→ **What you should do**
Print exactly the lines that run from the line containing "What TikZ code" to the line containing "(0,0) rectangle (1080,618);", both included, and nothing else; pictures stay out.

→ **Extracted data**
* * * * * * *

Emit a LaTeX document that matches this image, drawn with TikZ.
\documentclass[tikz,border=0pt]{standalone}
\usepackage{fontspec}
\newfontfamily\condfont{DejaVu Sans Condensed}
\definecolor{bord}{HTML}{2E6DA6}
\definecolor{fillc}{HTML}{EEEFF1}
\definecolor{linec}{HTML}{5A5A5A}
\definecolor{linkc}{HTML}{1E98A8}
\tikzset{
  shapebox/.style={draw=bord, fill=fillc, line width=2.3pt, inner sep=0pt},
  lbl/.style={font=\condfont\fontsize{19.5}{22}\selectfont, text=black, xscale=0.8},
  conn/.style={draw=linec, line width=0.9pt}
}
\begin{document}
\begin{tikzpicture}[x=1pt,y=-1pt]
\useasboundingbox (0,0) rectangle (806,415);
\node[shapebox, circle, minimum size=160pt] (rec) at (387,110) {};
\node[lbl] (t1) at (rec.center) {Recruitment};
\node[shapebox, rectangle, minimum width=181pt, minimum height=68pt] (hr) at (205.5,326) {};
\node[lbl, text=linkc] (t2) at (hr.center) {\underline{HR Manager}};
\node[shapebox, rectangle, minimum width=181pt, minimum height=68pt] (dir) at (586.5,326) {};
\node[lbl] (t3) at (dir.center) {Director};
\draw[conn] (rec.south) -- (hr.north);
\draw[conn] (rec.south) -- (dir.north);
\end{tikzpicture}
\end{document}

* * * * * * *

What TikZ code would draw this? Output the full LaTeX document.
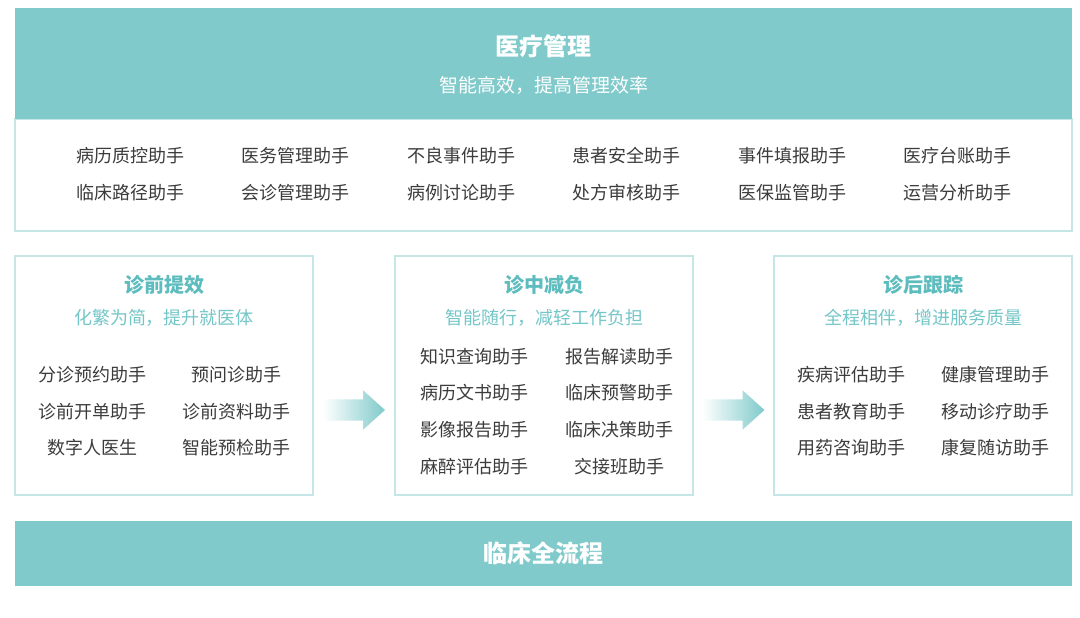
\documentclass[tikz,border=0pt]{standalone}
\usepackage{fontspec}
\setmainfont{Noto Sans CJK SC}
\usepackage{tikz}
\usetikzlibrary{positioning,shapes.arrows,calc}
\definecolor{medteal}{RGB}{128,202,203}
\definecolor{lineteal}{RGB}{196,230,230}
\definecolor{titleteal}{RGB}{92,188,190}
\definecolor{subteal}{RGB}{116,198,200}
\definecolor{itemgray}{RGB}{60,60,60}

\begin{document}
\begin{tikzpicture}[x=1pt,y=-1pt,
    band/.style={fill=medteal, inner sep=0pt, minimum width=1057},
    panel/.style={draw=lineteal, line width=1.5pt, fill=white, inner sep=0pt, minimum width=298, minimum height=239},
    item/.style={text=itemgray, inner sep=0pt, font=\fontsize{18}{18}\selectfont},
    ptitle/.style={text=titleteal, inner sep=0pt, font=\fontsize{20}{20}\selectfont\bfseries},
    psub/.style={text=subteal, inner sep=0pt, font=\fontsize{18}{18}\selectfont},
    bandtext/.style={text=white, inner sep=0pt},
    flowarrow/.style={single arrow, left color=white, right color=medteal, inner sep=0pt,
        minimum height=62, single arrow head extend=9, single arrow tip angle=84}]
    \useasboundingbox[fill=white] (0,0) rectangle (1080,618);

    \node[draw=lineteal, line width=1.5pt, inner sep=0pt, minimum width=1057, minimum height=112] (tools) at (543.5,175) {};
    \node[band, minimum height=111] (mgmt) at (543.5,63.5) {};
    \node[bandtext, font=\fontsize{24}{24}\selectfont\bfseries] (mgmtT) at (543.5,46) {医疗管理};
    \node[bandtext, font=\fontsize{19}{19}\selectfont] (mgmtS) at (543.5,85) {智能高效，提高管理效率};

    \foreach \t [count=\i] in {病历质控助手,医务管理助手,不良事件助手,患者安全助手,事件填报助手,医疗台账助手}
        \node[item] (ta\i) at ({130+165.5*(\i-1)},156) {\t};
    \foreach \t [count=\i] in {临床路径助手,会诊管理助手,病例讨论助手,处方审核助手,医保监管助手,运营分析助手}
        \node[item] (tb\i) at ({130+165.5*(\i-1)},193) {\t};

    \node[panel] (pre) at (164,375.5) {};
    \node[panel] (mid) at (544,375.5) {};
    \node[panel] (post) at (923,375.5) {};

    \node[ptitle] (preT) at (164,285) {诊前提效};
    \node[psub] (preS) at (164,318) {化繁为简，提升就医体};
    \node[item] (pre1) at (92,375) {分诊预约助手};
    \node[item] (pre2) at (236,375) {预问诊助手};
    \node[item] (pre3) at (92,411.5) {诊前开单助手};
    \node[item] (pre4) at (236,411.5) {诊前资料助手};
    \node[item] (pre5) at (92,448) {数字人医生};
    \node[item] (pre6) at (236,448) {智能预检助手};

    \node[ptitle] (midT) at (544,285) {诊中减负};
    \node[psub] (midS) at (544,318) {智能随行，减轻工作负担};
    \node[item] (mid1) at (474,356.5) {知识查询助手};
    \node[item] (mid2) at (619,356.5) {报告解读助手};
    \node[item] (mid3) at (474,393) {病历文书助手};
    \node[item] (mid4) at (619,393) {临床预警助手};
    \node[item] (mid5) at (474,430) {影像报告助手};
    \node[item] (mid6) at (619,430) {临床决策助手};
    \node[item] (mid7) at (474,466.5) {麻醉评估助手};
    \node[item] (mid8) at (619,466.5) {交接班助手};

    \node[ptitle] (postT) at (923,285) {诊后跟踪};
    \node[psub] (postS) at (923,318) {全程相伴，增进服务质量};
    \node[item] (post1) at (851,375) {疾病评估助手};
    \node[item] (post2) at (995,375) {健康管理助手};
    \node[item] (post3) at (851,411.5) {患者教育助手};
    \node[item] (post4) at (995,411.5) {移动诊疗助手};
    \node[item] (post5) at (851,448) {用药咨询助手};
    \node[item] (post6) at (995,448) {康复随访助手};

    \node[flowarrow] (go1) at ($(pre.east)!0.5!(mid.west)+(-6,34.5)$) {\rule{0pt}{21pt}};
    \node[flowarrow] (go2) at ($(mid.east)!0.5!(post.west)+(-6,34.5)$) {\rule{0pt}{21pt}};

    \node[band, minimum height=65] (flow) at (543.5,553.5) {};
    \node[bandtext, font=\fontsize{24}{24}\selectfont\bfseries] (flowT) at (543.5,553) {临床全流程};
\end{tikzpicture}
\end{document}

* * * * * * *

→ **Problem solution**
What TikZ code would draw this? Output the full LaTeX document.
\documentclass[tikz,border=0pt]{standalone}
\usepackage{fontspec}
\setmainfont{Noto Sans CJK SC}
\usepackage{tikz}
\usetikzlibrary{positioning,shapes.arrows,calc}
\definecolor{medteal}{RGB}{128,202,203}
\definecolor{lineteal}{RGB}{196,230,230}
\definecolor{titleteal}{RGB}{92,188,190}
\definecolor{subteal}{RGB}{116,198,200}
\definecolor{itemgray}{RGB}{60,60,60}

\begin{document}
\begin{tikzpicture}[x=1pt,y=-1pt,
    band/.style={fill=medteal, inner sep=0pt, minimum width=1057},
    panel/.style={draw=lineteal, line width=1.5pt, fill=white, inner sep=0pt, minimum width=298, minimum height=239},
    item/.style={text=itemgray, inner sep=0pt, font=\fontsize{18}{18}\selectfont},
    ptitle/.style={text=titleteal, inner sep=0pt, font=\fontsize{20}{20}\selectfont\bfseries},
    psub/.style={text=subteal, inner sep=0pt, font=\fontsize{18}{18}\selectfont},
    bandtext/.style={text=white, inner sep=0pt},
    flowarrow/.style={single arrow, left color=white, right color=medteal, inner sep=0pt,
        minimum height=62, single arrow head extend=9, single arrow tip angle=84}]
    \useasboundingbox[fill=white] (0,0) rectangle (1080,618);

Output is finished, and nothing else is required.